You men of 70, you can say that! We who are but lads in the army are, nevertheless, bold to avow the same! He has helped in every need and never yet has He been backward in coming to our rescue or supplying our necessities. Glory be to His name! Let us sit down and adore His faithfulness. Here we may, also, see David discerning the connection between Divine mercy and the Lord Jesus Christ. What if I read it so—"For YOUR WORD'S sake"—for the sake of the Eternal Logos, the Word that was God, and was with God—for HIS sake all these mercies have come to us! It is very sweet to see the mark of the pierced hands on every Covenant Blessing, to receive every blessing from the hand that was nailed to the tree for us, and to feel—
"There's ne'er a gift His hand bestows, But cost His heart a groan."
This will lead us to praise God for the freeness of the mercy, for the faithfulness of the mercy and for the mediatorial Grace by which every mercy comes to us.
Then the king's heart was taken up with the greatness of the Covenant Blessings. "According to Your own heart, have You done all these great things." They were all great. There was not a little mercy among them. All the mercies which we great sinners receive from our great God are inconceivably great and therefore demand from us the greatest thankfulness. Dwell on the great deliverances, the great promises, the great comforts, the great expectations of the children of God till your souls are enlarged with gratitude! Once more, David praised God for His condescending familiarity. "According to Your own heart, have You done all these great things, to make Your servant know them." They were revealed to David by a Prophet, just as Jesus communed with His disciples, and said, "I have told you before it came to pass, that when it is come to pass you may believe."
And yet again, "If it were not so I would have told you." God's mercies are instructions to us. We never know them till God brings them to us and makes us know them—they are their own interpreters. Like letters written in cipher they have the clue within themselves. As the prophecies are never understood till they are fulfilled, so the mercies of God are never understood till they are received. Experience teaches. Experience is the master doctor in the University of Christ. When you know Him by testing and handling Him, then is Jesus sweet! When you know His power by testing it in weakness, then you understand its exceeding greatness! When you know His faithfulness in deep affliction and great need, then you see it! And when you taste His mercy under a sense of great sin, then you weep with joy as you perceive it!

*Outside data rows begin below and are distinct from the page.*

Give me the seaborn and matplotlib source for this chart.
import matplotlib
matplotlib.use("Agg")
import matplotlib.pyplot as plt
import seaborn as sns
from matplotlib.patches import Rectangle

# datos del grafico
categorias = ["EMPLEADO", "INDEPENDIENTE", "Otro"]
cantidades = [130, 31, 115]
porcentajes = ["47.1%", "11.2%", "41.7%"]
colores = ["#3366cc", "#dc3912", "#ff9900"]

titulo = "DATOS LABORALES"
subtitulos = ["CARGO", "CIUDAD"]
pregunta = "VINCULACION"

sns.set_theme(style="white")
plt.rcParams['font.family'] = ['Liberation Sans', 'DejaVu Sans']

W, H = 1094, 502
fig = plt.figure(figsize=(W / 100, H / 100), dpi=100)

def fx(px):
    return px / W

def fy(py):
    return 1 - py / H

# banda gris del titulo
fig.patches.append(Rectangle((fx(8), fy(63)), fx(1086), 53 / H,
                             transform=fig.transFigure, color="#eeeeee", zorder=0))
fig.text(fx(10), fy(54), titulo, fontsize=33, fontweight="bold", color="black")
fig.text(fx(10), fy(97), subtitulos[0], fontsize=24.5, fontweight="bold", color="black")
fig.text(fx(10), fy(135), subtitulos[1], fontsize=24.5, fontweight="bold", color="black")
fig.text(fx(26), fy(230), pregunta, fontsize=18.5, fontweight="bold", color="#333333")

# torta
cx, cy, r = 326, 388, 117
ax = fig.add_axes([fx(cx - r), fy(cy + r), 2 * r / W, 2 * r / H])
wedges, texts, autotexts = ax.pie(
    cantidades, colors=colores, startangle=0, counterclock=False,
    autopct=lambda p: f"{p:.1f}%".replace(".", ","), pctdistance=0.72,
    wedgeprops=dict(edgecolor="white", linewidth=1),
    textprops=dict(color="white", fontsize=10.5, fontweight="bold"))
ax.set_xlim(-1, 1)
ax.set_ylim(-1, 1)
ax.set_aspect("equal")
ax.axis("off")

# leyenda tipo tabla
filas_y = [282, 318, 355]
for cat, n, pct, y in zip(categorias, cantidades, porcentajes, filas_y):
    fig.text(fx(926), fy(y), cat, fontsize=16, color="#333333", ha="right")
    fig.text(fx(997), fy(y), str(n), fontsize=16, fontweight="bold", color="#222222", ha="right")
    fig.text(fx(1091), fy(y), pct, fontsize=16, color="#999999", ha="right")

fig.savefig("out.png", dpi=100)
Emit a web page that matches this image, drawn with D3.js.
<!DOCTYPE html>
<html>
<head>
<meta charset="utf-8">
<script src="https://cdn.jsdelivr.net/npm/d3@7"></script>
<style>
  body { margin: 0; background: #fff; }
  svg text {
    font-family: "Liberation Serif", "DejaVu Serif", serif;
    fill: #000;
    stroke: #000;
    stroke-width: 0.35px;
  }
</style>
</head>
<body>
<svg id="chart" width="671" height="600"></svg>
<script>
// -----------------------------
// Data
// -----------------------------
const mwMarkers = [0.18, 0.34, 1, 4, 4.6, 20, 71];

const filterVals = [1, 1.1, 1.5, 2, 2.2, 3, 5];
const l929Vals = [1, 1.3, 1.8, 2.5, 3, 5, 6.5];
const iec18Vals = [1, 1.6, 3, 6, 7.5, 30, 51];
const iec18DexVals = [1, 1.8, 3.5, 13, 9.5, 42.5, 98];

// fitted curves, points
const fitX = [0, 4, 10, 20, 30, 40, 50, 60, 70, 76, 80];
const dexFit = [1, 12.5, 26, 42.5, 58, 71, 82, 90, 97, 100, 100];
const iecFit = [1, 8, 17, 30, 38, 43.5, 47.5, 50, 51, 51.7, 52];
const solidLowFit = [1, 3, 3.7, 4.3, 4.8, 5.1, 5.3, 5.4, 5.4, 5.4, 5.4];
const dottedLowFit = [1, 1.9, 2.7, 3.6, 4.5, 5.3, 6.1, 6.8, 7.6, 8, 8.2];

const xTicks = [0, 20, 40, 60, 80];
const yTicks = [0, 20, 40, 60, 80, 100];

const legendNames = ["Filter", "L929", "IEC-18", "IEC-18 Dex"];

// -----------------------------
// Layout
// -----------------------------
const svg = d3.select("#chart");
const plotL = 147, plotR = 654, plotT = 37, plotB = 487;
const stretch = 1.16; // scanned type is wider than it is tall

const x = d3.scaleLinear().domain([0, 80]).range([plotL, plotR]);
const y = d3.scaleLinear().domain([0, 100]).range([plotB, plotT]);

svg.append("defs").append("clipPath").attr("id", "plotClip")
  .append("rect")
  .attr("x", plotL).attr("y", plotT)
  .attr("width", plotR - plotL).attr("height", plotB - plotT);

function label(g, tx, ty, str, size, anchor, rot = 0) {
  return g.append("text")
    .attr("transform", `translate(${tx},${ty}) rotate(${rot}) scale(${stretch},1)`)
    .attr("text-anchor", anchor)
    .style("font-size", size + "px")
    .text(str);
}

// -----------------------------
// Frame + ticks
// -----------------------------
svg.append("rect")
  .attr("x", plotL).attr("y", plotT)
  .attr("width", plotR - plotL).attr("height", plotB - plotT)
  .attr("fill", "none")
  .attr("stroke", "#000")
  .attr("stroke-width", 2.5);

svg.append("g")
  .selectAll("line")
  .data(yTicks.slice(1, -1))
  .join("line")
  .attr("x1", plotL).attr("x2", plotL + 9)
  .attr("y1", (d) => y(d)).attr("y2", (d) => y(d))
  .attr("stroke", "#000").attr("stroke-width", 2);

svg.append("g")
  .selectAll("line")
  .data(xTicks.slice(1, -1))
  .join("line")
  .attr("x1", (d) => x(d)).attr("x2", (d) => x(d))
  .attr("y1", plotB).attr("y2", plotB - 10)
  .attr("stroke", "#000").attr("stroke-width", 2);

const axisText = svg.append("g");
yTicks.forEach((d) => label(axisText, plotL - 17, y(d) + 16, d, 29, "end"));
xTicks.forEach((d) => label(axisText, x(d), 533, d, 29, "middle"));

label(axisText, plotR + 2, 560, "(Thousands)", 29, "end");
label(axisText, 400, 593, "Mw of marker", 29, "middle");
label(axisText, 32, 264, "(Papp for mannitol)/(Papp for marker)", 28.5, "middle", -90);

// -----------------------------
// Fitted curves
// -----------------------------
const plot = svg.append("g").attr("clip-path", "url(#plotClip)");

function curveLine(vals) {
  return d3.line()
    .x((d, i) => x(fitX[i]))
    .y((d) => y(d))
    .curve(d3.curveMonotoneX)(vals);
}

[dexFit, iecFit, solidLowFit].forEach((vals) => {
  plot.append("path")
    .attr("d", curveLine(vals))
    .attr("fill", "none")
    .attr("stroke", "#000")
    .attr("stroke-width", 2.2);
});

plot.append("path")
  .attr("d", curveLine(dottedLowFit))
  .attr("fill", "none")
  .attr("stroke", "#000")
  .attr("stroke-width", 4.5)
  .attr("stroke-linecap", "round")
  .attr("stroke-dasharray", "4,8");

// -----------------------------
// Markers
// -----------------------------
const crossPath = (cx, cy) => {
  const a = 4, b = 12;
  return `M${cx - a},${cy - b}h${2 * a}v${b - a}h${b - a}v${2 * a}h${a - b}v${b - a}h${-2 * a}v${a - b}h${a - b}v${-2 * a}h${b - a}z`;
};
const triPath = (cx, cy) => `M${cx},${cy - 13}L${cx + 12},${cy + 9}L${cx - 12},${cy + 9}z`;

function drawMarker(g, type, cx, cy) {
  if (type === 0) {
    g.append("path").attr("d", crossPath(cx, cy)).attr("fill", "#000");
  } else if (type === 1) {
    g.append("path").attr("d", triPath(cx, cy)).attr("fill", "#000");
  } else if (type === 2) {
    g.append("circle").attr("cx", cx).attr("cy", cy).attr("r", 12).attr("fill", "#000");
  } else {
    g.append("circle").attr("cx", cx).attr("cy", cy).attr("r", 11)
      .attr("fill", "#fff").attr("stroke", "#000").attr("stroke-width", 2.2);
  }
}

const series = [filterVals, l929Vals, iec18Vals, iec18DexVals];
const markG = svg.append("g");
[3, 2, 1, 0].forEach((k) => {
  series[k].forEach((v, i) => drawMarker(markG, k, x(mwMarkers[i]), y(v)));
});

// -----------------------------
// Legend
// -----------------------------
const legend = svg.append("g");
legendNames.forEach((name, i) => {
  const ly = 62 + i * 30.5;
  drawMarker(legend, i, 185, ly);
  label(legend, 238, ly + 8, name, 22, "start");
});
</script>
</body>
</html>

God alone can make His servants know His gifts. Blessed be God, who alone teaches us to profit, and makes His own dear children to sit at His feet. Has He not said it, "They shall all be taught of the Lord." No school like this! May I forever be a scholar in it—on the lowest form in that school I would be content to sit and learn eternally! Now give your souls to the sacred lesson. Praise and magnify your God, O you that love His name!
V. To conclude, not for lack of matter, however, but for lack of time—David's soul was wound up to HIGH THOUGHTS OF GOD, for our text concludes with these words—"Therefore you are great, O Lord God: for there is none like You, neither is there any God beside You, according to all that we have heard with our ears." God is great! He is the greatest because He is the best! The old Romans used to say, optimus maximus—the best, the greatest. You, God, are good, and therefore You are great. As we drink in the sense of His goodness we cannot help saying, "Therefore You are great, O Lord God"—great positively! Then great comparatively—"there is none like You." Yes, greatest of all, superlatively—"neither is there any God beside You."

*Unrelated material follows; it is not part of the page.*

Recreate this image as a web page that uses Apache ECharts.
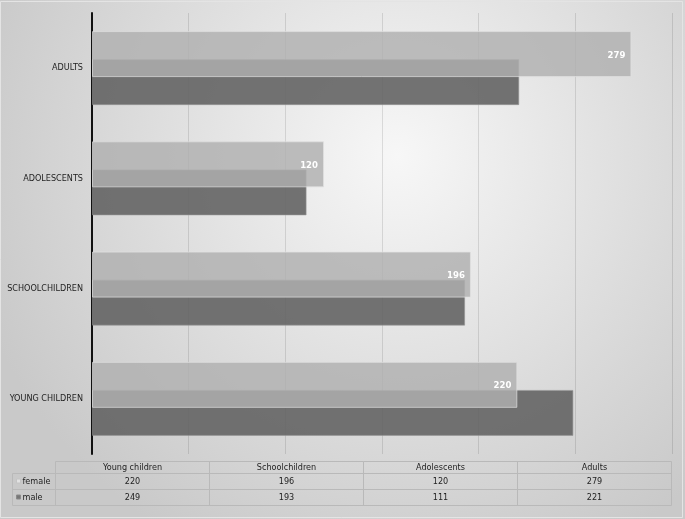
<!DOCTYPE html>
<html>
<head>
<meta charset="utf-8">
<script src="https://cdn.jsdelivr.net/npm/echarts@6/dist/echarts.min.js"></script>
<style>
html,body{margin:0;padding:0;background:#fff;}
#chart{width:685px;height:519px;}
</style>
</head>
<body>
<div id="chart"></div>
<script>
// ---- data ----
var categories = ['YOUNG CHILDREN', 'SCHOOLCHILDREN', 'ADOLESCENTS', 'ADULTS'];
var tableCategories = ['Young children', 'Schoolchildren', 'Adolescents', 'Adults'];
var seriesNames = ['female', 'male'];
var femaleValues = [220, 196, 120, 279];
var maleValues = [249, 193, 111, 221];
var xTicks = [0, 50, 100, 150, 200, 250, 300];

// ---- layout ----
var FONT = '"DejaVu Sans Condensed", "Liberation Sans Narrow", sans-serif';
var gridLeft = 92, gridRight = 672, gridTop = 13, gridBottom = 454;
var tableLeft = 12.5, tableColStart = 55.5, tableRight = 671.5;
var rowY = [461.5, 473.5, 489.5, 505.5];

var chart = echarts.init(document.getElementById('chart'));

var graphics = [];
// outer border
graphics.push({type:'rect', shape:{x:0.5, y:1.5, width:682, height:516}, style:{fill:'none', stroke:'#e4e4e4', lineWidth:1}, silent:true, z:0});

// table
var colW = (tableRight - tableColStart) / tableCategories.length;
var lineColor = '#b9b9b9';
function hline(x1, x2, y){ graphics.push({type:'line', shape:{x1:x1, y1:y, x2:x2, y2:y}, style:{stroke:lineColor, lineWidth:1}, silent:true}); }
function vline(x, y1, y2){ graphics.push({type:'line', shape:{x1:x, y1:y1, x2:x, y2:y2}, style:{stroke:lineColor, lineWidth:1}, silent:true}); }
hline(tableColStart, tableRight, rowY[0]);
hline(tableLeft, tableRight, rowY[1]);
hline(tableLeft, tableRight, rowY[2]);
hline(tableLeft, tableRight, rowY[3]);
vline(tableLeft, rowY[1], rowY[3]);
for (var c = 0; c <= tableCategories.length; c++) {
  vline(tableColStart + c * colW, rowY[0], rowY[3]);
}
function txt(x, y, s, align){
  graphics.push({type:'text', x:x, y:y, silent:true, style:{text:s, fill:'#1e1e1e', font:'9px ' + FONT, textAlign:align||'center', textVerticalAlign:'middle'}});
}
tableCategories.forEach(function(name, i){
  var cx = tableColStart + (i + 0.5) * colW;
  txt(cx, (rowY[0] + rowY[1]) / 2 + 0.5, name);
  txt(cx, (rowY[1] + rowY[2]) / 2, String(femaleValues[i]));
  txt(cx, (rowY[2] + rowY[3]) / 2, String(maleValues[i]));
});
var seriesRows = [[seriesNames[0], '#e2e2e2', '#c4c4c4'], [seriesNames[1], '#777777', '#8a8a8a']];
seriesRows.forEach(function(r, i){
  var cy = (rowY[1 + i] + rowY[2 + i]) / 2;
  graphics.push({type:'rect', shape:{x:16.5, y:cy - 2.5, width:4, height:4}, style:{fill:r[1], stroke:r[2], lineWidth:1}, silent:true});
  txt(22.5, cy, r[0], 'left');
});

var option = {
  animation: false,
  backgroundColor: {
    type: 'radial', x: 0.58, y: 0.3, r: 0.85,
    colorStops: [{offset: 0, color: '#f7f7f7'}, {offset: 1, color: '#c9c9c9'}]
  },
  grid: {left: gridLeft, right: 685 - gridRight, top: gridTop, bottom: 519 - gridBottom, containLabel: false, outerBoundsMode: 'none'},
  xAxis: {
    type: 'value', min: xTicks[0], max: xTicks[xTicks.length - 1], interval: xTicks[1] - xTicks[0],
    axisLine: {show: false}, axisTick: {show: false}, axisLabel: {show: false},
    splitLine: {show: true, lineStyle: {color: 'rgba(0,0,0,0.11)', width: 1}}
  },
  yAxis: {
    type: 'category', data: categories,
    axisLine: {show: true, lineStyle: {color: '#111', width: 2}},
    axisTick: {show: false},
    axisLabel: {color: '#1e1e1e', fontSize: 9, fontFamily: FONT, margin: 9}
  },
  series: [
    {
      name: seriesNames[0], type: 'bar', data: femaleValues, z: 3,
      barWidth: 46, barGap: '-39%',
      itemStyle: {color: 'rgba(176,176,176,0.82)', borderColor: 'rgba(225,225,225,0.7)', borderWidth: 1},
      label: {show: true, position: 'insideRight', distance: 6, color: '#fff', fontWeight: 'bold', fontSize: 9.5, fontFamily: FONT, offset:[0,1]}
    },
    {
      name: seriesNames[1], type: 'bar', data: maleValues, z: 2,
      barWidth: 46, barGap: '-39%',
      itemStyle: {color: 'rgba(100,100,100,0.9)', borderColor: 'rgba(150,150,150,0.6)', borderWidth: 1}
    }
  ],
  graphic: graphics
};
chart.setOption(option);
</script>
</body>
</html>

I have heard of a preacher upon whom a good man's criticism was that he made God great whenever he preached. God forbid we should ever preach otherwise! And may you, dear Hearers, always feel how great God is! I pray you go away with this on your minds—He is too great for me to dare offend Him! He is too greatly good for me to grieve Him! He is too greatly good for me to doubt Him! He is so great that nothing can be great that I can do for Him! He is so great that nothing is too great for me to give to Him! He is so great that when I give myself away, it is a poor offering compared with His blessings! He is so great that when all earth and Heaven ring with His praises, they still fall short of
His Glory!
He is so goodly great and greatly good that I would be all His, and yield myself entirely up to His will, to be like an atom in a current, borne along by His unresisted will. I would be what He would have me be, do what He would have me do, give what He would have me give, suffer what He would have me suffer! I would be absorbed into Him! I would find a Heaven in a blessed union with Himself which should prevent forever any self-assertion, or the setting up of so much as a wish or a thought which would be contrary to His mind! God is great, therefore would I wish others to know Him and love Him, too. All hearts are cold in every place—would God they were melted in this fire! Would God they flowed down at His touch in constant worship!

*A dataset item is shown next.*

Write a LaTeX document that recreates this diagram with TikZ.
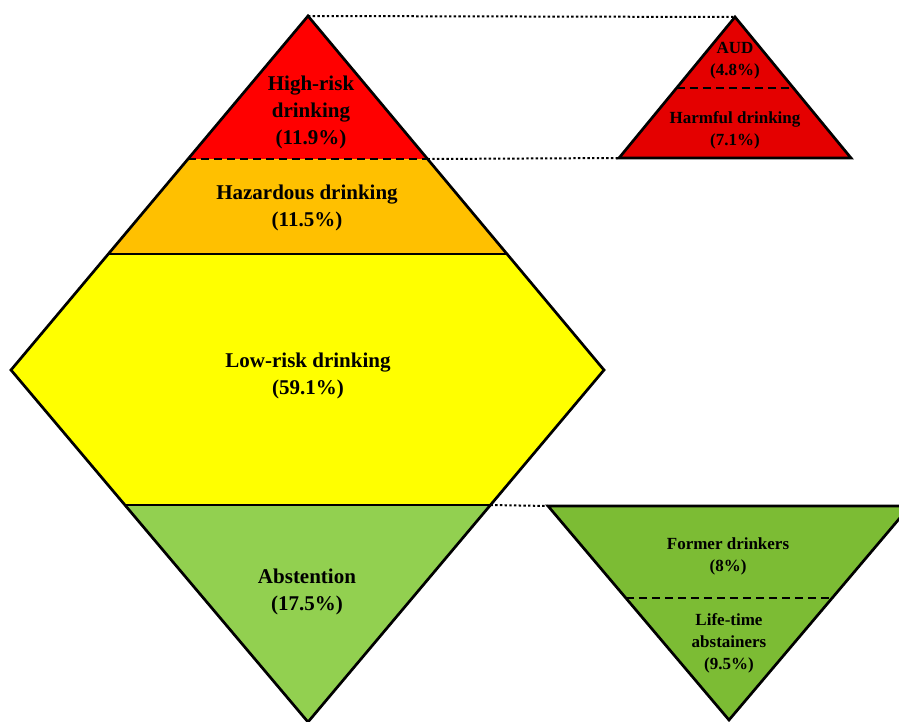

Therefore, since He is so great, I will speak great things of Him! I will tell it out among the heathen that the Lord reigns! I would ask for talent, if I may be trusted with it, with which to proclaim Him. And if I have small ability, yet with such as I have, Grace being given me, I would, to the utmost of my ability, proclaim the greatness which has already overpowered my spirit! Let Him be crowned with majesty! Let Him be King of kings and Lord of lords, because of all that He has done! Go forth, you daughters of Jerusalem, and crown your King! Throughout the whole of your lives weave chaplets for the Redeemer's brow! Let your lives be Psalms, let your garments be vestments, let every meal be a sacrament, let your whole being be transformed into an immortal Hallelujah unto the Lord Most High, for He is greatly to be extolled!!
O come, let us worship and bow down! Let us kneel before the Lord our Maker, and ascribe unto the Lord the Glory due unto His name! Blessed God, blessed God, what more can Your servant say? He has not the voice of David, nor David's harp, nor David's poetic fire, nor David's inspiration—and where even David failed, what more can he say? Lord, You know all things, you know that I love you, and thousands of your servants here can join in the same declaration! Accept what we speak and what we feel, but cannot utter! Bless Your saints forever! Amen.
PORTION OF SCRIPTURE READ BEFORE SERMON—2 Samuel 7. HYMNS FROM "OUR OWN HYMN BOOK"—230, 231, 775.